» Information provided:
+-------+
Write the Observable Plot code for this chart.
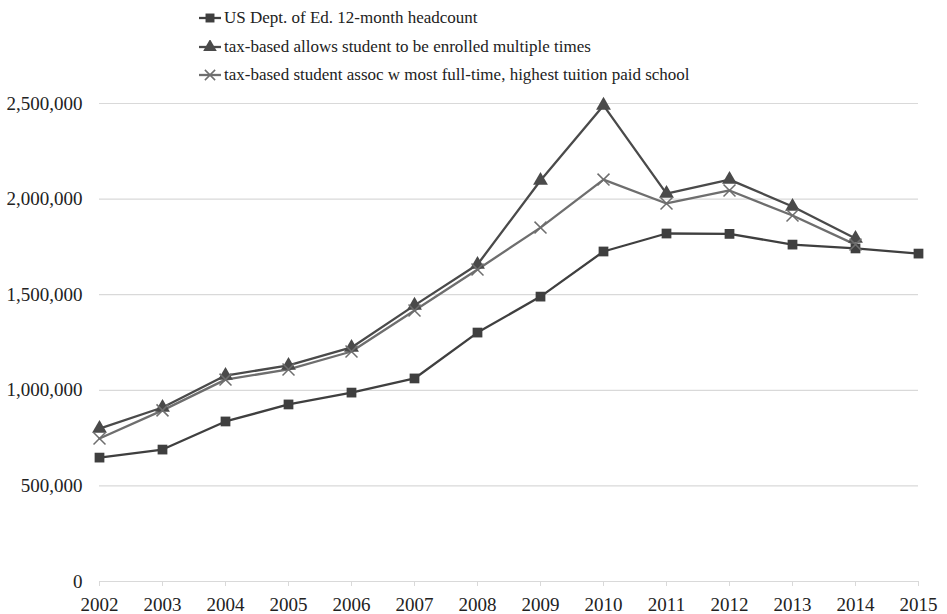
<!DOCTYPE html>
<html><head><meta charset="utf-8">
<script src="https://cdn.jsdelivr.net/npm/d3@7"></script>
<script src="https://cdn.jsdelivr.net/npm/@observablehq/plot@0.6"></script>
<style>
body{margin:0;background:#fff;font-family:"Liberation Serif","Times New Roman",Times,serif;}
#wrap{position:relative;width:947px;height:614px;}
#legend{position:absolute;left:198px;top:4px;font-size:17px;color:#222;font-family:"Liberation Serif","Times New Roman",Times,serif;}
.li{display:flex;align-items:center;height:28.5px;}
.li svg{margin-right:2px;}
#chart{position:absolute;left:0;top:88px;}
#chart svg, #chart svg text{font-family:"Liberation Serif","Times New Roman",Times,serif !important;}
</style></head><body>
<div id="wrap"><div id="legend"></div><div id="chart"></div></div>
<script>
const years = [2002,2003,2004,2005,2006,2007,2008,2009,2010,2011,2012,2013,2014,2015];
const seriesNames = [
  "US Dept. of Ed. 12-month headcount",
  "tax-based allows student to be enrolled multiple times",
  "tax-based student assoc w most full-time, highest tuition paid school"
];
const usDeptEd = [648000,690000,837000,926000,988000,1062000,1302000,1490000,1726000,1820000,1818000,1762000,1742000,1715000];
const taxMultiple = [800000,910000,1077000,1130000,1224000,1444000,1658000,2097000,2490000,2029000,2102000,1961000,1794000,null];
const taxAssoc = [748000,895000,1056000,1109000,1203000,1417000,1632000,1851000,2102000,1977000,2045000,1914000,1762000,null];
const yTicks = [0,500000,1000000,1500000,2000000,2500000];

const colors = ["#3f3f3f","#4a4a4a","#6e6e6e"];
const allValues = [usDeptEd, taxMultiple, taxAssoc];

const rows = [];
allValues.forEach((vals,si)=>vals.forEach((v,i)=>{ if(v!=null) rows.push({series:seriesNames[si], idx:si, year:years[i], value:v}); }));

const fmt = d3.format(",");
const serif = "'Liberation Serif', 'Times New Roman', serif";
const chart = Plot.plot({
  width:947, height:526,
  marginLeft:99, marginRight:29, marginTop:15, marginBottom:33,
  style:{fontFamily:serif, fontSize:"19px", color:"#222", background:"#fff"},
  x:{domain:[2002,2015], ticks:years, tickFormat:d=>String(d), label:null},
  y:{domain:[0,2500000], ticks:yTicks, tickFormat:fmt, label:null},
  marks:[
    Plot.gridY(yTicks.filter(d=>d>0),{stroke:"#d9d9d9", strokeOpacity:1, strokeWidth:1.2}),
    Plot.ruleY([0],{stroke:"#d9d9d9", strokeWidth:1.2}),
    Plot.axisY({ticks:yTicks, tickFormat:fmt, tickSize:0, tickPadding:17, fontSize:19, fill:"#222", fontFamily:serif}),
    Plot.axisX({ticks:years, tickFormat:d=>String(d), tickSize:5, stroke:"#d9d9d9", tickPadding:11, fontSize:19, fill:"#222", fontFamily:serif}),
    ...[0,1,2].map(si=>Plot.line(rows.filter(r=>r.idx===si),{x:"year", y:"value", stroke:colors[si], strokeWidth:2.3})),
    Plot.dot(rows.filter(r=>r.idx===0),{x:"year", y:"value", symbol:"square", r:5.5, fill:colors[0], stroke:"none"}),
    Plot.dot(rows.filter(r=>r.idx===1),{x:"year", y:"value", symbol:"triangle", r:5.5, fill:colors[1], stroke:"none"}),
    Plot.dot(rows.filter(r=>r.idx===2),{x:"year", y:"value", symbol:"times", r:5.5, stroke:colors[2], strokeWidth:1.5, fill:"none"})
  ]
});
document.getElementById("chart").appendChild(chart);

// legend
const leg = d3.select("#legend");
seriesNames.forEach((name,si)=>{
  const item = leg.append("div").attr("class","li");
  const s = item.append("svg").attr("width",24).attr("height",14);
  s.append("line").attr("x1",1).attr("x2",23).attr("y1",7).attr("y2",7).attr("stroke",colors[si]).attr("stroke-width",2.3);
  const sym = d3.symbol().type(si===0?d3.symbolSquare:si===1?d3.symbolTriangle:d3.symbolTimes).size(si===2?70:80);
  const p = s.append("path").attr("d",sym()).attr("transform","translate(12,7)");
  if(si===2) p.attr("fill","none").attr("stroke",colors[si]).attr("stroke-width",1.5);
  else p.attr("fill",colors[si]);
  item.append("span").text(name);
});
</script>
</body></html>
+-------+
» Stated problem: Read the lines above. Gather those in which the string "chart" is found.

» Result:
Write the Observable Plot code for this chart.
#chart{position:absolute;left:0;top:88px;}
#chart svg, #chart svg text{font-family:"Liberation Serif","Times New Roman",Times,serif !important;}
<div id="wrap"><div id="legend"></div><div id="chart"></div></div>
const chart = Plot.plot({
document.getElementById("chart").appendChild(chart);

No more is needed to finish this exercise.